◆ **Source data**
......
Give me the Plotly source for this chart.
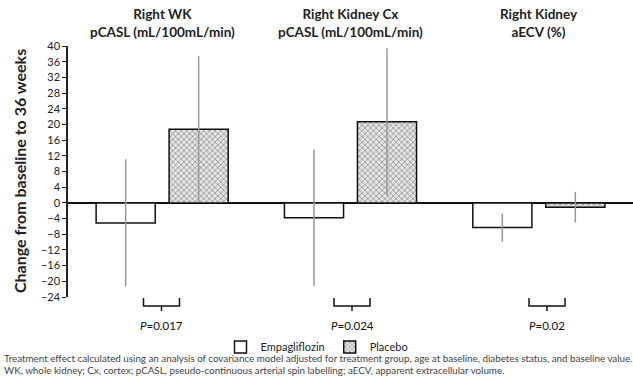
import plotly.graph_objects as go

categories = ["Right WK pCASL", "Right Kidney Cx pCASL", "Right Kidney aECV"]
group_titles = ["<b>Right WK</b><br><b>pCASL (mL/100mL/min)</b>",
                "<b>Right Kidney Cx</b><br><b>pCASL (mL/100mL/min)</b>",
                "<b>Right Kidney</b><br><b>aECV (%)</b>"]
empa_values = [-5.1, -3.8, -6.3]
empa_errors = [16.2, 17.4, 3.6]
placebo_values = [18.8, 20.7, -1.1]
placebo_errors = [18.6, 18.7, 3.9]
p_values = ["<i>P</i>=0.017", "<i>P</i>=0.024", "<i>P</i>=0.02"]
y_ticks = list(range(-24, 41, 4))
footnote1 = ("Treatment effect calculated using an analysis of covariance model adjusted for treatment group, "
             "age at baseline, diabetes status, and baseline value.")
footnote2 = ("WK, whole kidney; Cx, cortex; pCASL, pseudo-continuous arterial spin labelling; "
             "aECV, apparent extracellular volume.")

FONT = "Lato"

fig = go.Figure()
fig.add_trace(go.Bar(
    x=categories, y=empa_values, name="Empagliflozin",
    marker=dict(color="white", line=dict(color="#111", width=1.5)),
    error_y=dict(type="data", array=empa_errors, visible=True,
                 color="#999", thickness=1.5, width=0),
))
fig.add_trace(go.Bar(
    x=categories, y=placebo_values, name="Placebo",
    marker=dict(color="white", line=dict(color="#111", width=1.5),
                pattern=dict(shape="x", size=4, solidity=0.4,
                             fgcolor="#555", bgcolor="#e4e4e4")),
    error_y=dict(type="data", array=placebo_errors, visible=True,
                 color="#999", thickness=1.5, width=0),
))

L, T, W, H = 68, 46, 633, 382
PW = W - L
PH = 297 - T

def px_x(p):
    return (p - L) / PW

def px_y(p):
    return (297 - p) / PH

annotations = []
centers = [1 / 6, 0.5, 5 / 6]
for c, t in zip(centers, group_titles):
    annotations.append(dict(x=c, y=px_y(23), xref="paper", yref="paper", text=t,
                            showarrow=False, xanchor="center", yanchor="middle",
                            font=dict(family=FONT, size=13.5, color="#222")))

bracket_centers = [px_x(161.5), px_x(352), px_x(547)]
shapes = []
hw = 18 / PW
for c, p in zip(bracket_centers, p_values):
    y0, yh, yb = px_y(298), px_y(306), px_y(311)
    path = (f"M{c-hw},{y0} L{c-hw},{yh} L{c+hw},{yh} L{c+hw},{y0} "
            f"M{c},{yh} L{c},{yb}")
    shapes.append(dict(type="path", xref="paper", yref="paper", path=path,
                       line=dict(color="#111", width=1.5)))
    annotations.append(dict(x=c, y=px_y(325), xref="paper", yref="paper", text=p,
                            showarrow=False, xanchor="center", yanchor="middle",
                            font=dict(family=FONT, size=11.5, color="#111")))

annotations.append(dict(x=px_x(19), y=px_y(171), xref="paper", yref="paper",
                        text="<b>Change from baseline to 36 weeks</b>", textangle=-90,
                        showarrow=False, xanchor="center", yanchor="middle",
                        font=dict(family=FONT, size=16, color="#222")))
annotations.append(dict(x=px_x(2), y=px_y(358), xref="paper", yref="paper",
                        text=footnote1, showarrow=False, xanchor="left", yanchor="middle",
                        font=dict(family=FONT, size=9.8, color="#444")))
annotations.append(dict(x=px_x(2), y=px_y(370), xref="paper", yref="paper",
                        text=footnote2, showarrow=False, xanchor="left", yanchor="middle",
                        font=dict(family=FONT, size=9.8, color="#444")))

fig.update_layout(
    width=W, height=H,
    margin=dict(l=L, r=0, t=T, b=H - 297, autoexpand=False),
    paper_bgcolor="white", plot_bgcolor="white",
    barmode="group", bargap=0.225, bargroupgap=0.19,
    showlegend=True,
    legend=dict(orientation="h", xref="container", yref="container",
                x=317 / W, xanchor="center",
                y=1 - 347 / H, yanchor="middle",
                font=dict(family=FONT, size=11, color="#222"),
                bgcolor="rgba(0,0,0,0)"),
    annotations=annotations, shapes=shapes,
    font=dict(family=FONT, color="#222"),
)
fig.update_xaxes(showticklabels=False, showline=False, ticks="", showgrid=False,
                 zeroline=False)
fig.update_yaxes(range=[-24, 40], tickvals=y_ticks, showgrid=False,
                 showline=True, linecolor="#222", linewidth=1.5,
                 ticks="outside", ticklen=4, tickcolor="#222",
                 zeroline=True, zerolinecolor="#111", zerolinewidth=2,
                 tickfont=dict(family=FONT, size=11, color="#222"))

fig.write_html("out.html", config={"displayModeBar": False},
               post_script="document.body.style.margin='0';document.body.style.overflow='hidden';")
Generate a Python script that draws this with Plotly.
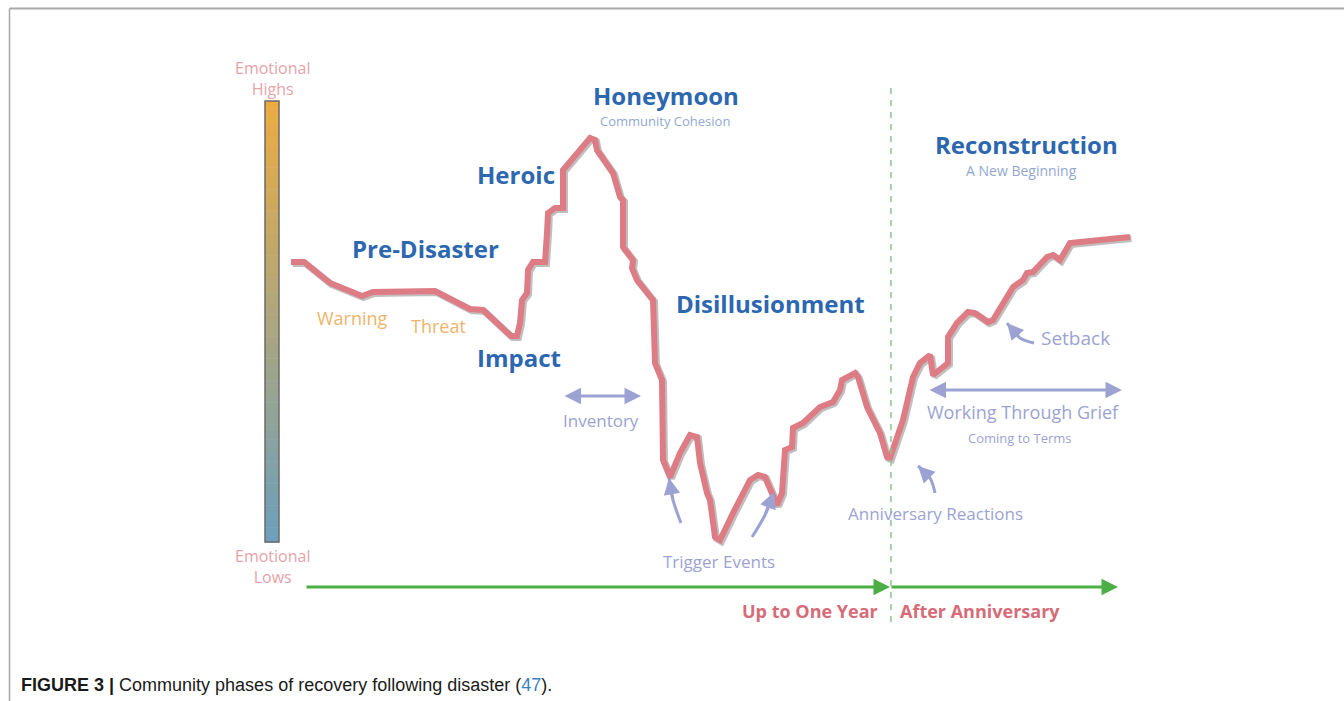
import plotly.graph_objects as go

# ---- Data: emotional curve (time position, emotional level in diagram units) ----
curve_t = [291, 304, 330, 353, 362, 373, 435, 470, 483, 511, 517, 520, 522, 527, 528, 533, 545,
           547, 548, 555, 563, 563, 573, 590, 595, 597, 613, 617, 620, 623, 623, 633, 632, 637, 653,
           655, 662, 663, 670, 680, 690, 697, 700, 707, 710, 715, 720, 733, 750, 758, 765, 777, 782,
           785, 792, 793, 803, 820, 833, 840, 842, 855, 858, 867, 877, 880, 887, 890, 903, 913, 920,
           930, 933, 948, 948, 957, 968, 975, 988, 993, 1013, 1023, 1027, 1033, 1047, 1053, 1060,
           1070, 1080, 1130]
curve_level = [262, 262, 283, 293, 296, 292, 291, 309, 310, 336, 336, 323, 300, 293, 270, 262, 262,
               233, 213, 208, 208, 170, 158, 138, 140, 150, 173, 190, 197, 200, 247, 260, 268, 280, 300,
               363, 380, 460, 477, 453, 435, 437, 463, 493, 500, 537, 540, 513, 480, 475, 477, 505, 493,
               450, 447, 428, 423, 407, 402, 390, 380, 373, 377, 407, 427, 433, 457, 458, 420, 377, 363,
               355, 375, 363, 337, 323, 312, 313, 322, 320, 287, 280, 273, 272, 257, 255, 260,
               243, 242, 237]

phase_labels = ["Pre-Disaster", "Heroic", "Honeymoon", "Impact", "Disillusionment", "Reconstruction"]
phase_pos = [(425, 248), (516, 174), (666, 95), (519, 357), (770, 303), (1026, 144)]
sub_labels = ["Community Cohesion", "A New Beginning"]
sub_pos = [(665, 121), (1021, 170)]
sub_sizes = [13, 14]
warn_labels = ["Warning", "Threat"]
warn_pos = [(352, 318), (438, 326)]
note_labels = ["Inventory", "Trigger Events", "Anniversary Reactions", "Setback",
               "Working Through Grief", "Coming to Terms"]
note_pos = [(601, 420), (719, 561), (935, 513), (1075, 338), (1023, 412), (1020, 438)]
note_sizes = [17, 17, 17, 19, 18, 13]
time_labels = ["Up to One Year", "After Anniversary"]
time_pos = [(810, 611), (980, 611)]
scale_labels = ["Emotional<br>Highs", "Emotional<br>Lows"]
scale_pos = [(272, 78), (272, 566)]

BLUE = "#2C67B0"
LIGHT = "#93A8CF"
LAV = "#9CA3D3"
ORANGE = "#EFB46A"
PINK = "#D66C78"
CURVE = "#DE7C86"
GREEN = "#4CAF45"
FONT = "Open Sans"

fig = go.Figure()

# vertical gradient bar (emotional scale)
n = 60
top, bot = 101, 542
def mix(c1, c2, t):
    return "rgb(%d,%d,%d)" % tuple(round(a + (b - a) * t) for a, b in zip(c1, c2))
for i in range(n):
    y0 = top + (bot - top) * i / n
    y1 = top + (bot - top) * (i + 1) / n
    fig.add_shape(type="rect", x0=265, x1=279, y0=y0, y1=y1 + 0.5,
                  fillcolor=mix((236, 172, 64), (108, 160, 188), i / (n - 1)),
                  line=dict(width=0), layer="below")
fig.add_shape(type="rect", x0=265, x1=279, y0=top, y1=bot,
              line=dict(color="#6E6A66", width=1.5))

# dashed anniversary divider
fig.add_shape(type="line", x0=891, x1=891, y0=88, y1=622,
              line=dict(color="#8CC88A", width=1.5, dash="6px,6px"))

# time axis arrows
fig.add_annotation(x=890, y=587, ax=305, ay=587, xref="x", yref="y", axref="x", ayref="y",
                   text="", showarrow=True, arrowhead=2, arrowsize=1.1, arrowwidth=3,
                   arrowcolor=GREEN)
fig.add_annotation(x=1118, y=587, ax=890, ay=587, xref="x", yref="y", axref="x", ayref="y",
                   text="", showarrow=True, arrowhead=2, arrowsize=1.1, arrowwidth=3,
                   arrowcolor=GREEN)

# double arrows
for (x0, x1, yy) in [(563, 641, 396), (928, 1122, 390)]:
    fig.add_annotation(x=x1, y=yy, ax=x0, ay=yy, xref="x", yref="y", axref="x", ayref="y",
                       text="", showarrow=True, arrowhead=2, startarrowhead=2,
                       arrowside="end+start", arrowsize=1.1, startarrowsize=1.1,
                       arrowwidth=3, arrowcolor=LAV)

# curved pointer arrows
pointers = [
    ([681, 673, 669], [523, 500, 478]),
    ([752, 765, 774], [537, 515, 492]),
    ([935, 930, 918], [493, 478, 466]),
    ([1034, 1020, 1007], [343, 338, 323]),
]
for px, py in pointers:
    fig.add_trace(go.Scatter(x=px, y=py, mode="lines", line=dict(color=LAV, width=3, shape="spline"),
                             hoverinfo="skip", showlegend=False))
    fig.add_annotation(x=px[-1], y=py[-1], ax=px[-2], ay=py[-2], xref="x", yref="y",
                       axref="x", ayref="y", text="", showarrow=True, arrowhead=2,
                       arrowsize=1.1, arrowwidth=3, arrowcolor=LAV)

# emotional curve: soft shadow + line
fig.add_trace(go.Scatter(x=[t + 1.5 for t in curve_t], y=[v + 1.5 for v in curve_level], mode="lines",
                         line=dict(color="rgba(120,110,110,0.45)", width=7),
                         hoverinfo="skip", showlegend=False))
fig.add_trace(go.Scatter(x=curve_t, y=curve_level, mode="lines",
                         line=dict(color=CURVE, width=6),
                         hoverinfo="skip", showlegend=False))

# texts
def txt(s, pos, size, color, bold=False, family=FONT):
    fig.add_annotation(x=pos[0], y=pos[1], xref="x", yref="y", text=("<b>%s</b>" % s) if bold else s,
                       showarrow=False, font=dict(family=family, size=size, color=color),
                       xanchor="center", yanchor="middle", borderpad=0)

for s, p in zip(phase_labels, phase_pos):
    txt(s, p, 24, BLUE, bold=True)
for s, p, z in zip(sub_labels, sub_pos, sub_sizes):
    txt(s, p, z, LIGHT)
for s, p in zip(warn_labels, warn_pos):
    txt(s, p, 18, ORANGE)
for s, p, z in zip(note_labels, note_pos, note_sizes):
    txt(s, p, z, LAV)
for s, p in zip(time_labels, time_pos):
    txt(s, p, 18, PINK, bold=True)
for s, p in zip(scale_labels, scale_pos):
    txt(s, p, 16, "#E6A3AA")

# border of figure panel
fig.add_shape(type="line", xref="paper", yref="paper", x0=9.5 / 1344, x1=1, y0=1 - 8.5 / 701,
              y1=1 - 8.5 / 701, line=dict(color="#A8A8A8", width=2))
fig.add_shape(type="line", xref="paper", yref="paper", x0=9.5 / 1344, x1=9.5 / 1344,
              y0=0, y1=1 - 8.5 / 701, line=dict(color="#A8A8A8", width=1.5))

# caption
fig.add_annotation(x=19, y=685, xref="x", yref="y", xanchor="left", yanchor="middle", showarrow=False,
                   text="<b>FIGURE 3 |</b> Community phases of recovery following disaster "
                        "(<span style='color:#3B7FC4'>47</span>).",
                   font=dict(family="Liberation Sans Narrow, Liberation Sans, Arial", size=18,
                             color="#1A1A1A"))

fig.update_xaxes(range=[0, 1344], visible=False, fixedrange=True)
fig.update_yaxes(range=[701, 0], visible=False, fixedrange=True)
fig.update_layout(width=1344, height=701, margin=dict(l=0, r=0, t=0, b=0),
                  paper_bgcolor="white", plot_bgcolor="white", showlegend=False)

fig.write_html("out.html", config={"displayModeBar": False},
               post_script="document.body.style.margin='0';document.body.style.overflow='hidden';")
......
Lines that include the word "this" are to be extracted from the data above.

◆ **THE COMPLETED TASK**
Give me the Plotly source for this chart.
Generate a Python script that draws this with Plotly.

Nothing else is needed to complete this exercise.